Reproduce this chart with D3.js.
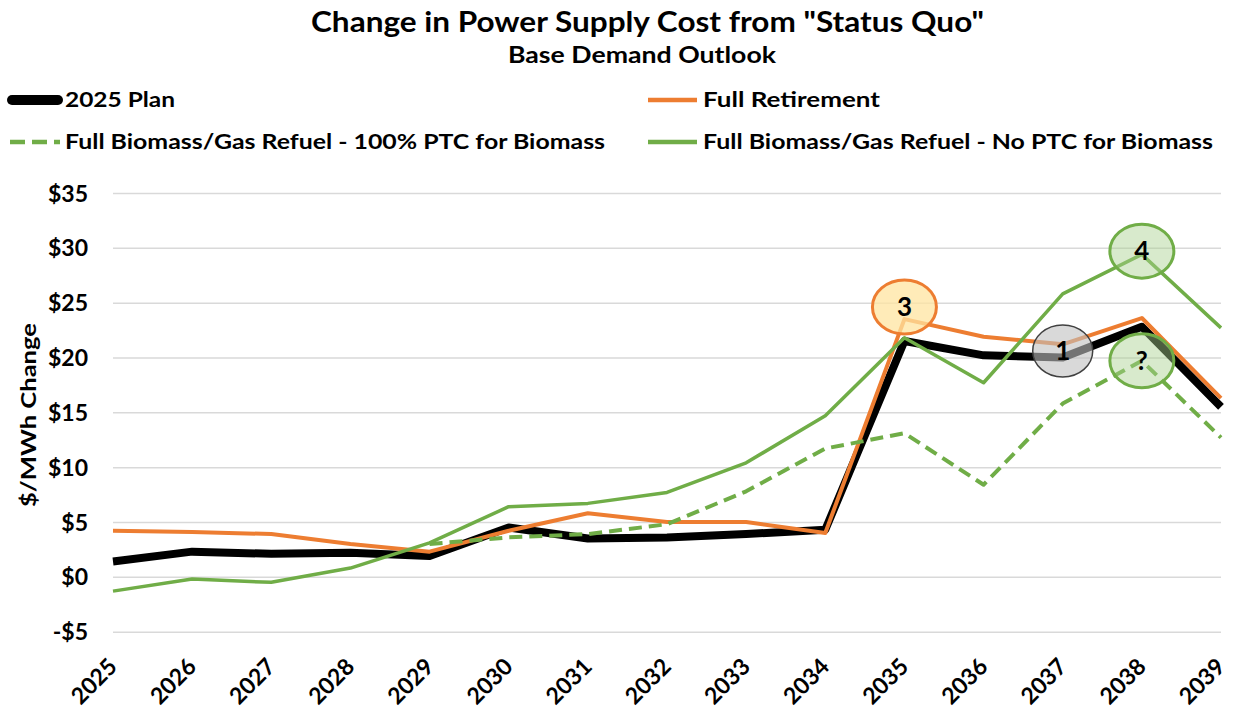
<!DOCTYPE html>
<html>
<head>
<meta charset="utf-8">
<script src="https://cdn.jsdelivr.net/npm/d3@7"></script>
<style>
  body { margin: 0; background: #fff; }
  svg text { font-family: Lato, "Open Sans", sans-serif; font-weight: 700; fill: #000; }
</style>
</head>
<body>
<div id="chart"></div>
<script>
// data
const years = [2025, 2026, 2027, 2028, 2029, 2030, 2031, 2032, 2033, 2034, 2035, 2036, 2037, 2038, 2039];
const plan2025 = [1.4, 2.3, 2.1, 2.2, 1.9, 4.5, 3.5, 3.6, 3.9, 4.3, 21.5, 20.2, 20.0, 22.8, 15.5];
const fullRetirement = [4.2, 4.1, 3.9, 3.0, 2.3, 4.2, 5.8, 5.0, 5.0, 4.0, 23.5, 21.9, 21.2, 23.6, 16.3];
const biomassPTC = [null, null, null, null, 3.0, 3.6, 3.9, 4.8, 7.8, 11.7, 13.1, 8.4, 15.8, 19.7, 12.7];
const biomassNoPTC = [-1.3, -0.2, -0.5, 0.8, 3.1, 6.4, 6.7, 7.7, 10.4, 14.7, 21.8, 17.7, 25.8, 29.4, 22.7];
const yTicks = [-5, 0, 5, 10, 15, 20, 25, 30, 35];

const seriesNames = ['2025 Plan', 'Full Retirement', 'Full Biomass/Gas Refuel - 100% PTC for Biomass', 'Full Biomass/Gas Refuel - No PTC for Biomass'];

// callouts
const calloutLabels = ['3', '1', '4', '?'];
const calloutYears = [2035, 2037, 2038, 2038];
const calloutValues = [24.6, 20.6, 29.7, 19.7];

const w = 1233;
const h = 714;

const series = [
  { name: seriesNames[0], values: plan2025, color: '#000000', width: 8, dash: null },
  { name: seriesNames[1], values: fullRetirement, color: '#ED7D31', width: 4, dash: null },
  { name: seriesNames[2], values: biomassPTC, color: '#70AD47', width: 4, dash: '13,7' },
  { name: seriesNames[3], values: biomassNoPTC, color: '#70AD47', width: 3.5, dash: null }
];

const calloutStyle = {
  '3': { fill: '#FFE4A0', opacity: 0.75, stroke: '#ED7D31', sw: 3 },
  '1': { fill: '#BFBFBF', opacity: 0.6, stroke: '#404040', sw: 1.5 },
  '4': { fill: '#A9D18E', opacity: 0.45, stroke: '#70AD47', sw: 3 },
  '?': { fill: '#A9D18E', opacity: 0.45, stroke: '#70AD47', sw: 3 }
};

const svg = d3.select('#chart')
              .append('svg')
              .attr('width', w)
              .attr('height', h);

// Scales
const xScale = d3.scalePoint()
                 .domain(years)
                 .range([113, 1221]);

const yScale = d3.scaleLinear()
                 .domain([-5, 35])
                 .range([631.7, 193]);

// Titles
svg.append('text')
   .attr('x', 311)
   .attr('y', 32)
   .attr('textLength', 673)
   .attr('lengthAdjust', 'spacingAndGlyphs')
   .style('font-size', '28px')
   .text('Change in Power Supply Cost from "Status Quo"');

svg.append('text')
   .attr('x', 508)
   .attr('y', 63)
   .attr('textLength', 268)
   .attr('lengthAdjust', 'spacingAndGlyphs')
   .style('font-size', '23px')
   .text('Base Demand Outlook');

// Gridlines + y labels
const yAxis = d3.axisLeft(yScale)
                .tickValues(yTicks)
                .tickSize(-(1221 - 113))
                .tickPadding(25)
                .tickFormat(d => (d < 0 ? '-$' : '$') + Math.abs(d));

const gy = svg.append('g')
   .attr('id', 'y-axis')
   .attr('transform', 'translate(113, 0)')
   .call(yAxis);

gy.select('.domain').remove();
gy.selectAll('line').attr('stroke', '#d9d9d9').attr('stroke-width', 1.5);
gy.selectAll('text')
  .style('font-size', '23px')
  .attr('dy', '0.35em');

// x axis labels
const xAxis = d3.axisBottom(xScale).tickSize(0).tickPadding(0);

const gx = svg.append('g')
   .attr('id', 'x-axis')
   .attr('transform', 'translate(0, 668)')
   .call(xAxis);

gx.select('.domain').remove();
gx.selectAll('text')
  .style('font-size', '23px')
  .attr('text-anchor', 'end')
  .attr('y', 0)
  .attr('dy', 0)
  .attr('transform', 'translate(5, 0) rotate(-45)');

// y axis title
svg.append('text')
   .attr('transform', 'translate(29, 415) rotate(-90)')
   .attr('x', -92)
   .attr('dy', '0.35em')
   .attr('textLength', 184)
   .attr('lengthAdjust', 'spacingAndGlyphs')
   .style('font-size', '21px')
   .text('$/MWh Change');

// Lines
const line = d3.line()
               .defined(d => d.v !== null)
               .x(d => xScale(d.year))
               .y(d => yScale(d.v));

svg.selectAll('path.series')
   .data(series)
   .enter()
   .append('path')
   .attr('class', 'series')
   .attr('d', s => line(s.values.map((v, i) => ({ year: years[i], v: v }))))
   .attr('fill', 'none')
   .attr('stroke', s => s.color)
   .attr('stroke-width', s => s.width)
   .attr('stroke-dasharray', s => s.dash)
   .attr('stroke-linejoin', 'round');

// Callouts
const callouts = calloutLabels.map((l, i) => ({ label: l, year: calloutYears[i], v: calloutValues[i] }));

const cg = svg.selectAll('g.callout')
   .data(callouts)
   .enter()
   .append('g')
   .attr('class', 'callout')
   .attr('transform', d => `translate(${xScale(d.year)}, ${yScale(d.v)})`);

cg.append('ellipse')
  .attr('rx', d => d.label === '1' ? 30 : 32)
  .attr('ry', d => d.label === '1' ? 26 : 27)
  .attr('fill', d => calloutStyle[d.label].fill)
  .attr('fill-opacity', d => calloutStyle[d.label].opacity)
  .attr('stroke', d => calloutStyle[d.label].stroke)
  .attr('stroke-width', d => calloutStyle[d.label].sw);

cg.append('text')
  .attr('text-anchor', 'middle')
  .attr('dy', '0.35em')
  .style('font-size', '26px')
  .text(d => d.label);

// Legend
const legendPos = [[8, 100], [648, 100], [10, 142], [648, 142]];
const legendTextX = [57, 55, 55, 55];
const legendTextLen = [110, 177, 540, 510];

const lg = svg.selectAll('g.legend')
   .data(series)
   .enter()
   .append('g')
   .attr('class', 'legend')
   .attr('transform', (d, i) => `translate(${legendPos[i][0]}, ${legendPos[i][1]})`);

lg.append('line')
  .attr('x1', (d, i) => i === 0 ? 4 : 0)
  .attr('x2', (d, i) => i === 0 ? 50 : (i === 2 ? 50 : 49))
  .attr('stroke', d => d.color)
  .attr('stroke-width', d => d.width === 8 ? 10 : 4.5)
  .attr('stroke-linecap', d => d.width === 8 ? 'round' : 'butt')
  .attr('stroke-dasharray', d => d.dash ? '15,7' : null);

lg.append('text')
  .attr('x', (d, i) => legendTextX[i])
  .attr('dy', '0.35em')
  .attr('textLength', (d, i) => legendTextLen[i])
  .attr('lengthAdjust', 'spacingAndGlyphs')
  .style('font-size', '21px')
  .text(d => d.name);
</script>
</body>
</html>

[Set exercise]: Write the listing above out again exactly, dropping each image.

[Written response]:
Reproduce this chart with D3.js.
<!DOCTYPE html>
<html>
<head>
<meta charset="utf-8">
<script src="https://cdn.jsdelivr.net/npm/d3@7"></script>
<style>
  body { margin: 0; background: #fff; }
  svg text { font-family: Lato, "Open Sans", sans-serif; font-weight: 700; fill: #000; }
</style>
</head>
<body>
<div id="chart"></div>
<script>
// data
const years = [2025, 2026, 2027, 2028, 2029, 2030, 2031, 2032, 2033, 2034, 2035, 2036, 2037, 2038, 2039];
const plan2025 = [1.4, 2.3, 2.1, 2.2, 1.9, 4.5, 3.5, 3.6, 3.9, 4.3, 21.5, 20.2, 20.0, 22.8, 15.5];
const fullRetirement = [4.2, 4.1, 3.9, 3.0, 2.3, 4.2, 5.8, 5.0, 5.0, 4.0, 23.5, 21.9, 21.2, 23.6, 16.3];
const biomassPTC = [null, null, null, null, 3.0, 3.6, 3.9, 4.8, 7.8, 11.7, 13.1, 8.4, 15.8, 19.7, 12.7];
const biomassNoPTC = [-1.3, -0.2, -0.5, 0.8, 3.1, 6.4, 6.7, 7.7, 10.4, 14.7, 21.8, 17.7, 25.8, 29.4, 22.7];
const yTicks = [-5, 0, 5, 10, 15, 20, 25, 30, 35];

const seriesNames = ['2025 Plan', 'Full Retirement', 'Full Biomass/Gas Refuel - 100% PTC for Biomass', 'Full Biomass/Gas Refuel - No PTC for Biomass'];

// callouts
const calloutLabels = ['3', '1', '4', '?'];
const calloutYears = [2035, 2037, 2038, 2038];
const calloutValues = [24.6, 20.6, 29.7, 19.7];

const w = 1233;
const h = 714;

const series = [
  { name: seriesNames[0], values: plan2025, color: '#000000', width: 8, dash: null },
  { name: seriesNames[1], values: fullRetirement, color: '#ED7D31', width: 4, dash: null },
  { name: seriesNames[2], values: biomassPTC, color: '#70AD47', width: 4, dash: '13,7' },
  { name: seriesNames[3], values: biomassNoPTC, color: '#70AD47', width: 3.5, dash: null }
];

const calloutStyle = {
  '3': { fill: '#FFE4A0', opacity: 0.75, stroke: '#ED7D31', sw: 3 },
  '1': { fill: '#BFBFBF', opacity: 0.6, stroke: '#404040', sw: 1.5 },
  '4': { fill: '#A9D18E', opacity: 0.45, stroke: '#70AD47', sw: 3 },
  '?': { fill: '#A9D18E', opacity: 0.45, stroke: '#70AD47', sw: 3 }
};

const svg = d3.select('#chart')
              .append('svg')
              .attr('width', w)
              .attr('height', h);

// Scales
const xScale = d3.scalePoint()
                 .domain(years)
                 .range([113, 1221]);

const yScale = d3.scaleLinear()
                 .domain([-5, 35])
                 .range([631.7, 193]);

// Titles
svg.append('text')
   .attr('x', 311)
   .attr('y', 32)
   .attr('textLength', 673)
   .attr('lengthAdjust', 'spacingAndGlyphs')
   .style('font-size', '28px')
   .text('Change in Power Supply Cost from "Status Quo"');

svg.append('text')
   .attr('x', 508)
   .attr('y', 63)
   .attr('textLength', 268)
   .attr('lengthAdjust', 'spacingAndGlyphs')
   .style('font-size', '23px')
   .text('Base Demand Outlook');

// Gridlines + y labels
const yAxis = d3.axisLeft(yScale)
                .tickValues(yTicks)
                .tickSize(-(1221 - 113))
                .tickPadding(25)
                .tickFormat(d => (d < 0 ? '-$' : '$') + Math.abs(d));

const gy = svg.append('g')
   .attr('id', 'y-axis')
   .attr('transform', 'translate(113, 0)')
   .call(yAxis);

gy.select('.domain').remove();
gy.selectAll('line').attr('stroke', '#d9d9d9').attr('stroke-width', 1.5);
gy.selectAll('text')
  .style('font-size', '23px')
  .attr('dy', '0.35em');

// x axis labels
const xAxis = d3.axisBottom(xScale).tickSize(0).tickPadding(0);

const gx = svg.append('g')
   .attr('id', 'x-axis')
   .attr('transform', 'translate(0, 668)')
   .call(xAxis);

gx.select('.domain').remove();
gx.selectAll('text')
  .style('font-size', '23px')
  .attr('text-anchor', 'end')
  .attr('y', 0)
  .attr('dy', 0)
  .attr('transform', 'translate(5, 0) rotate(-45)');

// y axis title
svg.append('text')
   .attr('transform', 'translate(29, 415) rotate(-90)')
   .attr('x', -92)
   .attr('dy', '0.35em')
   .attr('textLength', 184)
   .attr('lengthAdjust', 'spacingAndGlyphs')
   .style('font-size', '21px')
   .text('$/MWh Change');

// Lines
const line = d3.line()
               .defined(d => d.v !== null)
               .x(d => xScale(d.year))
               .y(d => yScale(d.v));

svg.selectAll('path.series')
   .data(series)
   .enter()
   .append('path')
   .attr('class', 'series')
   .attr('d', s => line(s.values.map((v, i) => ({ year: years[i], v: v }))))
   .attr('fill', 'none')
   .attr('stroke', s => s.color)
   .attr('stroke-width', s => s.width)
   .attr('stroke-dasharray', s => s.dash)
   .attr('stroke-linejoin', 'round');

// Callouts
const callouts = calloutLabels.map((l, i) => ({ label: l, year: calloutYears[i], v: calloutValues[i] }));

const cg = svg.selectAll('g.callout')
   .data(callouts)
   .enter()
   .append('g')
   .attr('class', 'callout')
   .attr('transform', d => `translate(${xScale(d.year)}, ${yScale(d.v)})`);

cg.append('ellipse')
  .attr('rx', d => d.label === '1' ? 30 : 32)
  .attr('ry', d => d.label === '1' ? 26 : 27)
  .attr('fill', d => calloutStyle[d.label].fill)
  .attr('fill-opacity', d => calloutStyle[d.label].opacity)
  .attr('stroke', d => calloutStyle[d.label].stroke)
  .attr('stroke-width', d => calloutStyle[d.label].sw);

cg.append('text')
  .attr('text-anchor', 'middle')
  .attr('dy', '0.35em')
  .style('font-size', '26px')
  .text(d => d.label);

// Legend
const legendPos = [[8, 100], [648, 100], [10, 142], [648, 142]];
const legendTextX = [57, 55, 55, 55];
const legendTextLen = [110, 177, 540, 510];

const lg = svg.selectAll('g.legend')
   .data(series)
   .enter()
   .append('g')
   .attr('class', 'legend')
   .attr('transform', (d, i) => `translate(${legendPos[i][0]}, ${legendPos[i][1]})`);

lg.append('line')
  .attr('x1', (d, i) => i === 0 ? 4 : 0)
  .attr('x2', (d, i) => i === 0 ? 50 : (i === 2 ? 50 : 49))
  .attr('stroke', d => d.color)
  .attr('stroke-width', d => d.width === 8 ? 10 : 4.5)
  .attr('stroke-linecap', d => d.width === 8 ? 'round' : 'butt')
  .attr('stroke-dasharray', d => d.dash ? '15,7' : null);

lg.append('text')
  .attr('x', (d, i) => legendTextX[i])
  .attr('dy', '0.35em')
  .attr('textLength', (d, i) => legendTextLen[i])
  .attr('lengthAdjust', 'spacingAndGlyphs')
  .style('font-size', '21px')
  .text(d => d.name);
</script>
</body>
</html>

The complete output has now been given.